Extending the operational life of a Lexium-based system by 5 to 10 years through strategic spare parts inventory is a defensible capital allocation decision. The approach requires three elements: a reliable source for obsolete components, a documented inspection protocol to verify part condition, and a clear internal policy on minimum stock levels for single-point-of-failure modules. The MHDA1008A00 is precisely the type of module that qualifies as a single point of failure — its absence stops the axis, and the axis stops the line.

For plant managers operating under capital expenditure constraints, this strategy converts what would be a forced, unbudgeted system replacement into a planned, depreciated maintenance cost. The financial case is not complicated. The execution requires a supplier who actually holds the stock.

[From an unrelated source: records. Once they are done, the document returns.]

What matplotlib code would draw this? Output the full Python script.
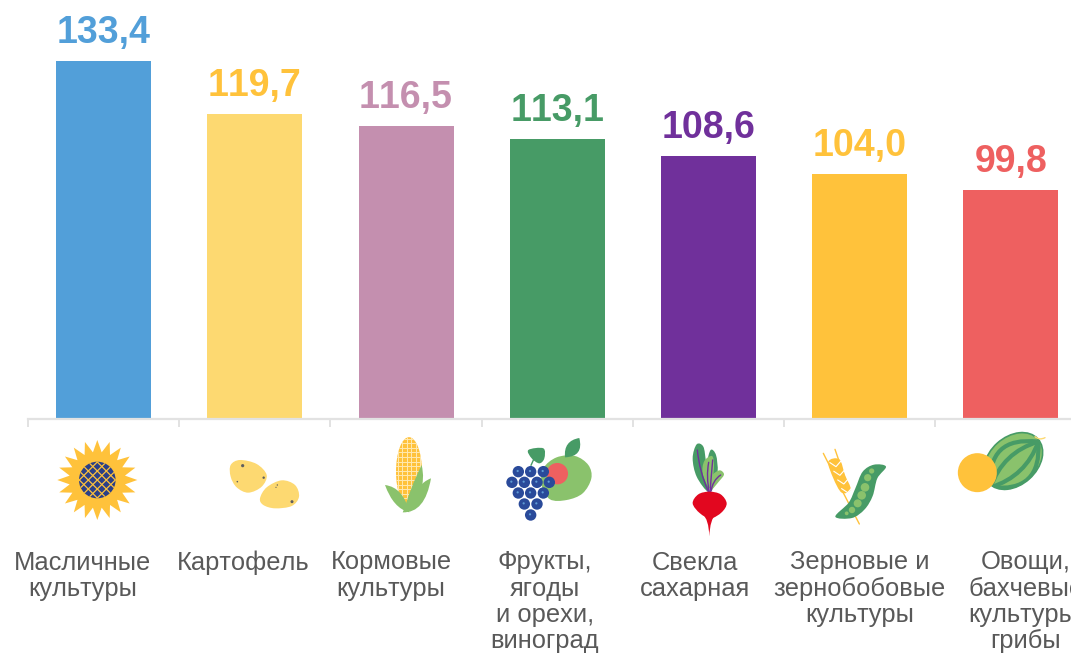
"""Bar chart of crop indices with drawn crop icons."""

import matplotlib

matplotlib.use("Agg")

from matplotlib import pyplot as plt  # noqa: E402
from matplotlib.patches import Circle, Ellipse, PathPatch, Polygon  # noqa: E402
from matplotlib.path import Path  # noqa: E402
import numpy as np  # noqa: E402

VALUES = [133.4, 119.7, 116.5, 113.1, 108.6, 104.0, 99.8]
VALUE_LABELS = ["133,4", "119,7", "116,5", "113,1", "108,6", "104,0", "99,8"]
CATEGORIES = [
    "Масличные\nкультуры",
    "Картофель",
    "Кормовые\nкультуры",
    "Фрукты,\nягоды\nи орехи,\nвиноград",
    "Свекла\nсахарная",
    "Зерновые и\nзернобобовые\nкультуры",
    "Овощи,\nбахчевые\nкультуры,\nгрибы",
]
LABEL_X = [82.5, 243.5, 391, 545, 695, 859.5, 1026]
BAR_COLORS = ["#529FD9", "#FDD971", "#C48FAF", "#479B66", "#70309B", "#FFC23B", "#EE6060"]
TEXT_COLORS = ["#529FD9", "#FFC23B", "#C48FAF", "#479B66", "#70309B", "#FFC23B", "#EE6060"]

W, H = 1071, 654
BASE_Y = 418.5
Y_MIN = 40.6
PX_PER_UNIT = 3.854
SPACING = 151.17
FIRST_CENTER = 103.7

LIGHT_GREEN = "#8AC26C"
DARK_GREEN = "#479B66"
YELLOW = "#FFC23B"
NAVY = "#2A4A9A"

plt.rcParams["font.family"] = ["Liberation Sans", "DejaVu Sans"]
plt.rcParams["text.kerning_factor"] = 10

fig = plt.figure(figsize=(W / 100, H / 100), dpi=100)
ax = fig.add_axes([28 / W, 1 - BASE_Y / H, 1 - 28 / W, BASE_Y / H])
ax.set_xlim(-(FIRST_CENTER - 28) / SPACING, (W - FIRST_CENTER) / SPACING)
ax.set_ylim(Y_MIN, Y_MIN + BASE_Y / PX_PER_UNIT)

x = np.arange(len(VALUES))
bars = ax.bar(x, np.array(VALUES) - Y_MIN, bottom=Y_MIN, width=95 / SPACING, color=BAR_COLORS)
for bar, text, color in zip(bars, VALUE_LABELS, TEXT_COLORS):
    ax.annotate(
        text,
        (bar.get_x() + bar.get_width() / 2, bar.get_y() + bar.get_height()),
        xytext=(0, 13),
        textcoords="offset points",
        ha="center",
        va="baseline",
        fontsize=27,
        fontweight="bold",
        color=color,
    )

for side in ("top", "left", "right"):
    ax.spines[side].set_visible(False)
ax.spines["bottom"].set_color("#E2E2E2")
ax.spines["bottom"].set_linewidth(1.6)
ax.set_yticks([])
ax.set_xticks(np.arange(-0.5, 6.5))
ax.set_xticklabels([])
ax.tick_params(axis="x", length=6, width=1.2, color="#DDDDDD")

# overlay in image pixels for the icons and category labels
icons = fig.add_axes([0, 0, 1, 1], facecolor="none")
icons.set_xlim(0, W)
icons.set_ylim(H, 0)
icons.axis("off")

for label_x, label in zip(LABEL_X, CATEGORIES):
    icons.text(
        label_x,
        550.5,
        label,
        ha="center",
        va="top",
        fontsize=18.4,
        linespacing=1.11,
        color="#595959",
    )


def scaled(origin, points):
    return [(origin[0] + px / 3, origin[1] + py / 3) for px, py in points]


def blob(points, color, zorder=3):
    """Closed smooth shape through the given points."""
    pts = np.array(points, dtype=float)
    n = len(pts)
    verts = [pts[0]]
    codes = [Path.MOVETO]
    for i in range(n):
        c1 = pts[i] + (pts[(i + 1) % n] - pts[i - 1]) / 6
        c2 = pts[(i + 1) % n] - (pts[(i + 2) % n] - pts[i]) / 6
        verts += [c1, c2, pts[(i + 1) % n]]
        codes += [Path.CURVE4] * 3
    patch = PathPatch(Path(verts, codes), fc=color, ec="none", zorder=zorder)
    icons.add_patch(patch)
    return patch


def leaf(points, color, zorder=3):
    """Pointed shape from tip a to tip b with one control point per side."""
    a, c1, b, c2 = points
    path = Path([a, c1, b, c2, a], [Path.MOVETO, Path.CURVE3, Path.CURVE3, Path.CURVE3, Path.CURVE3])
    patch = PathPatch(path, fc=color, ec="none", zorder=zorder)
    icons.add_patch(patch)
    return patch


def curve(points, color, lw, zorder=4, clip=None):
    """Open quadratic stroke through start, control, end."""
    path = Path(points, [Path.MOVETO, Path.CURVE3, Path.CURVE3])
    patch = PathPatch(path, fc="none", ec=color, lw=lw, zorder=zorder, capstyle="round")
    icons.add_patch(patch)
    if clip is not None:
        patch.set_clip_path(clip)
    return patch


def draw_sunflower():
    cx, cy = 97.3, 480
    angles = np.arange(40) * np.pi / 20 + np.pi / 2
    radii = np.where(np.arange(40) % 2 == 0, 40, 28)
    star = np.column_stack([cx + radii * np.cos(angles), cy + radii * np.sin(angles)])
    icons.add_patch(Polygon(star, fc=YELLOW, ec="none", zorder=3))
    disc = Circle((cx, cy), 18.3, fc="#2B3F87", ec="none", zorder=4)
    icons.add_patch(disc)
    for offset in np.arange(-27, 28, 9):
        for sign in (1, -1):
            line, = icons.plot(
                [cx - 25, cx + 25],
                [cy + offset - sign * 25, cy + offset + sign * 25],
                color=YELLOW,
                lw=0.9,
                zorder=5,
            )
            line.set_clip_path(disc)


def draw_potatoes():
    origin = (0, 400)
    blob(
        scaled(origin, [(692, 195), (720, 180), (770, 192), (800, 225), (785, 260), (745, 278), (710, 262), (692, 230)]),
        "#FDD971",
    )
    blob(
        scaled(origin, [(780, 295), (800, 262), (845, 241), (885, 255), (897, 290), (875, 318), (825, 325), (790, 315)]),
        "#FDD971",
    )
    for (px, py), size in [
        ((728, 197), 1.6),
        ((791, 233), 1.2),
        ((712, 245), 0.8),
        ((832, 255), 0.7),
        ((828, 262), 0.6),
        ((876, 305), 1.5),
    ]:
        icons.add_patch(Circle(scaled(origin, [(px, py)])[0], size, fc="#5F5F5F", ec="none", zorder=4))


def draw_corn():
    origin = (360, 400)
    cx, cy = scaled(origin, [(147, 215)])[0]
    cob = Ellipse((cx, cy), 26, 69, fc=YELLOW, ec="none", zorder=3)
    icons.add_patch(cob)
    for gx in np.arange(cx - 11, cx + 12, 4.4):
        line, = icons.plot([gx, gx], [cy - 36, cy + 36], color="#FFE9B0", lw=0.7, zorder=4)
        line.set_clip_path(cob)
    for gy in np.arange(cy - 33, cy + 34, 4.6):
        line, = icons.plot([cx - 14, cx + 14], [gy, gy], color="#FFE9B0", lw=0.7, zorder=4)
        line.set_clip_path(cob)
    leaf(scaled(origin, [(75, 255), (130, 262), (148, 337), (100, 325)]), LIGHT_GREEN, 5)
    leaf(scaled(origin, [(213, 235), (170, 250), (128, 337), (195, 340)]), LIGHT_GREEN, 5)
    leaf(scaled(origin, [(185, 195), (150, 265), (130, 337), (205, 280)]), LIGHT_GREEN, 5)


def draw_fruit():
    origin = (360, 400)
    blob(
        scaled(origin, [(550, 205), (590, 172), (645, 168), (685, 195), (694, 235), (668, 280), (620, 300), (570, 298), (545, 255)]),
        LIGHT_GREEN,
    )
    icons.add_patch(Circle(scaled(origin, [(592, 221)])[0], 10.7, fc="#EE6060", ec="none", zorder=4))
    leaf(scaled(origin, [(615, 172), (610, 122), (658, 114), (672, 170)]), DARK_GREEN, 4)
    blob(scaled(origin, [(505, 150), (550, 145), (553, 175), (538, 190), (515, 175)]), DARK_GREEN, 4)
    curve(scaled(origin, [(522, 176), (518, 185), (513, 196)]), DARK_GREEN, 1.0)
    grapes = [
        (475, 215), (512, 215), (550, 215),
        (456, 247), (493, 247), (531, 247), (568, 247),
        (475, 279), (512, 279), (550, 279),
        (493, 312), (531, 312),
        (512, 345),
    ]
    for gx, gy in grapes:
        icons.add_patch(Circle(scaled(origin, [(gx, gy)])[0], 5.7, fc=NAVY, ec="none", zorder=5))
        icons.add_patch(Circle(scaled(origin, [(gx - 2, gy - 2)])[0], 1.1, fc="#5F9BD5", ec="none", zorder=6))


def draw_beet():
    origin = (670, 435)
    blob(scaled(origin, [(114, 170), (80, 125), (68, 70), (80, 28), (100, 35), (108, 80), (116, 130)]), DARK_GREEN)
    blob(scaled(origin, [(122, 165), (112, 90), (122, 45), (138, 60), (143, 110), (132, 150)]), DARK_GREEN)
    blob(scaled(origin, [(118, 160), (98, 115), (103, 78), (126, 63), (132, 90), (128, 130)]), LIGHT_GREEN, 4)
    blob(scaled(origin, [(122, 165), (124, 125), (148, 106), (162, 118), (148, 138)]), LIGHT_GREEN, 4)
    curve(scaled(origin, [(116, 172), (88, 110), (82, 45)]), "#70309B", 1.0, 5)
    curve(scaled(origin, [(118, 172), (108, 125), (116, 82)]), "#70309B", 1.0, 5)
    curve(scaled(origin, [(120, 172), (124, 120), (128, 75)]), "#70309B", 1.0, 5)
    curve(scaled(origin, [(122, 172), (128, 135), (152, 120)]), "#70309B", 1.0, 5)
    red = "#E2071F"
    blob(scaled(origin, [(68, 205), (85, 178), (118, 170), (152, 178), (170, 205), (155, 232), (122, 250), (90, 235)]), red, 6)
    tail = scaled(origin, [(98, 238), (116, 252), (118, 304), (120, 252), (138, 238)])
    tail_path = Path(tail + [tail[0]], [Path.MOVETO, Path.CURVE3, Path.CURVE3, Path.CURVE3, Path.CURVE3, Path.CLOSEPOLY])
    icons.add_patch(PathPatch(tail_path, fc=red, ec="none", zorder=6))


def draw_grain():
    origin = (720, 400)
    curve(scaled(origin, [(310, 160), (365, 270), (418, 372)]), YELLOW, 1.0, 3)
    curve(scaled(origin, [(345, 148), (365, 205), (385, 265)]), YELLOW, 1.0, 3)
    blob(scaled(origin, [(325, 185), (358, 178), (375, 225), (392, 268), (365, 278), (340, 235)]), YELLOW)
    for offset in range(0, 90, 26):
        icons.plot(
            *zip(*scaled(origin, [(330 + offset * 0.45, 188 + offset), (348 + offset * 0.45, 200 + offset), (362 + offset * 0.45, 184 + offset)])),
            color="white",
            lw=0.8,
            zorder=4,
        )
    blob(
        scaled(origin, [(498, 200), (462, 194), (428, 215), (406, 265), (386, 308), (346, 350), (396, 354), (434, 328), (458, 288), (472, 235)]),
        DARK_GREEN,
        4,
    )
    for px, py, r in [(455, 213, 2.6), (443, 233, 3.6), (435, 262, 4.3), (425, 286, 4.3), (413, 310, 4.0), (396, 330, 3.2), (380, 340, 1.9)]:
        icons.add_patch(Circle(scaled(origin, [(px, py)])[0], r, fc=LIGHT_GREEN, ec="none", zorder=5))


def draw_melons():
    origin = (720, 400)
    center = scaled(origin, [(880, 183)])[0]
    melon = Ellipse(center, 66, 48, angle=-42, fc=LIGHT_GREEN, ec=DARK_GREEN, lw=1.2, zorder=3)
    icons.add_patch(melon)
    start = (955, 125)
    end = (812, 262)
    for ctrl in [(800, 107), (848, 157), (918, 229), (966, 279)]:
        curve(scaled(origin, [start, ctrl, end]), DARK_GREEN, 3.0, 4, clip=melon)
    curve(scaled(origin, [(945, 110), (958, 122), (975, 113)]), "#FDD971", 1.0, 3)
    icons.add_patch(Circle(scaled(origin, [(772, 218)])[0], 19.5, fc=YELLOW, ec="none", zorder=5))


draw_sunflower()
draw_potatoes()
draw_corn()
draw_fruit()
draw_beet()
draw_grain()
draw_melons()

fig.savefig("out.png", dpi=100)
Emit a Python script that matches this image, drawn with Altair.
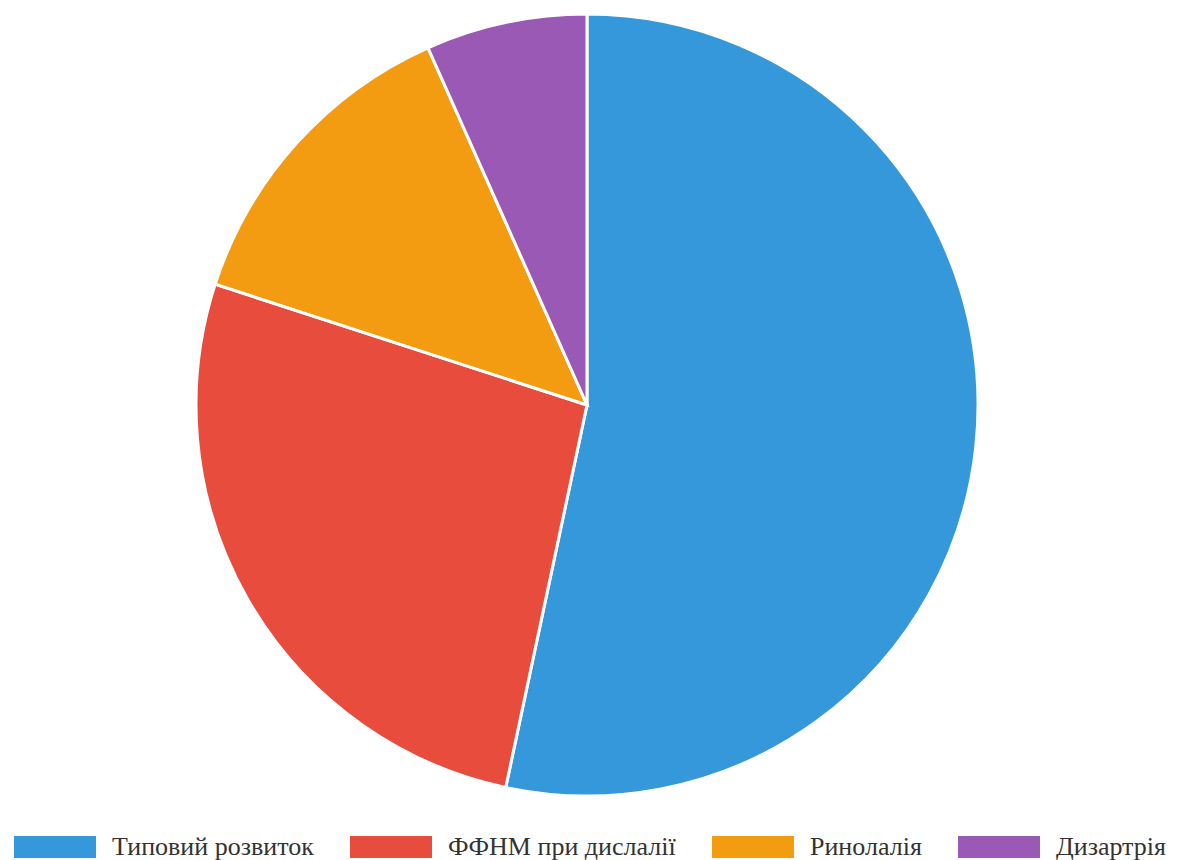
import altair as alt
import pandas as pd

categories = ["Типовий розвиток", "ФФНМ при дислалії", "Ринолалія", "Дизартрія"]
values = [8, 4, 2, 1]
colors = ["#3498db", "#e74c3c", "#f39c12", "#9b59b6"]

df = pd.DataFrame({"cat": categories, "val": values, "order": list(range(len(categories)))})

rect_path = "M-1,-0.27L1,-0.27L1,0.27L-1,0.27Z"

chart = alt.Chart(df).mark_arc(
    outerRadius=391, stroke="white", strokeWidth=3
).encode(
    theta=alt.Theta("val:Q", stack=True),
    order=alt.Order("order:Q"),
    color=alt.Color(
        "cat:N",
        sort=categories,
        scale=alt.Scale(domain=categories, range=colors),
        legend=alt.Legend(
            title=None,
            orient="none",
            legendX=6,
            legendY=798,
            direction="horizontal",
            columns=4,
            symbolType=rect_path,
            symbolSize=6724,
            symbolStrokeWidth=0,
            labelFont="Liberation Serif",
            labelFontSize=26,
            labelColor="#333333",
            labelOffset=16,
            columnPadding=36,
            labelLimit=400,
        ),
    ),
    x=alt.value(579),
    y=alt.value(397),
).properties(
    width=1168, height=852, autosize=alt.AutoSizeParams(type="none"), padding=0
).configure_view(stroke=None)

chart.save("out.html", embed_options={"renderer": "svg", "actions": False})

Condition & Reliability Assurance

Obsolete parts sourced from secondary markets carry inherent risk. DriveKNMS applies a 5-step inspection protocol before any unit is offered for sale:

  • Step 1 – Visual and Mechanical Inspection: Enclosure integrity, connector pin condition, and corrosion assessment on all exposed contacts and PCB surfaces.
  • Step 2 – Electrolytic Capacitor Assessment: Aging electrolytic capacitors are the primary failure mode in stored servo drives. Each unit is evaluated for capacitor bulging, leakage, and ESR deviation. Units with compromised capacitors are either reconditioned by qualified technicians or removed from inventory.
  • Step 3 – Firmware Version Verification: Where accessible, firmware revision is documented and cross-referenced against known compatibility requirements for the target system.
  • Step 4 – Functional Power-On Test: Units are powered and tested for basic initialization and fault-free startup where test bench infrastructure supports the specific drive model.
  • Step 5 – Packaging and ESD Protection: Units are repackaged in anti-static materials with desiccant to prevent moisture ingress during storage and transit.

Units are classified as New Old Stock (NOS), Tested Surplus, or Professionally Refurbished. Classification is disclosed at point of sale.

Key Features for System Maintenance

  • Drop-in replacement: The MHDA1008A00 installs directly into the existing drive slot without mechanical modification.
  • No reprogramming required: Parameters stored in the controller or external memory device are retained. The replacement drive accepts the existing configuration without requiring re-commissioning from scratch in most documented applications.
  • Avoids engineering reconstruction costs: Substituting a verified OEM-equivalent spare eliminates the need to engage a systems integrator for architecture redesign, saving weeks of engineering time and the associated project management overhead.
  • Preserves validated process: Production lines with validated processes — particularly in food, pharmaceutical, and precision manufacturing — face re-validation requirements if the control architecture changes. A like-for-like spare part replacement does not trigger re-validation in most regulatory frameworks.

FAQ

What warranty applies to an obsolete part like the MHDA1008A00?
DriveKNMS provides a 90-day warranty covering functional defects identified under normal operating conditions. Warranty terms are confirmed in writing at point of sale and vary by unit condition classification.

How do I know the unit is genuine and not counterfeit?
All units are sourced from documented industrial decommissioning projects, authorized surplus dealers, or OEM-adjacent channels. Physical markings, serial number formats, and PCB construction are verified against known-good references. We do not source from unverified grey-market aggregators.

Should I buy more than one unit?
For any production line where this drive represents a single point of failure, holding a minimum of one cold spare is standard risk management practice. For lines running multiple axes using the same drive model, a ratio of one spare per three installed units is a reasonable starting point. Given that OEM supply is permanently closed, current stock availability cannot be assumed to persist.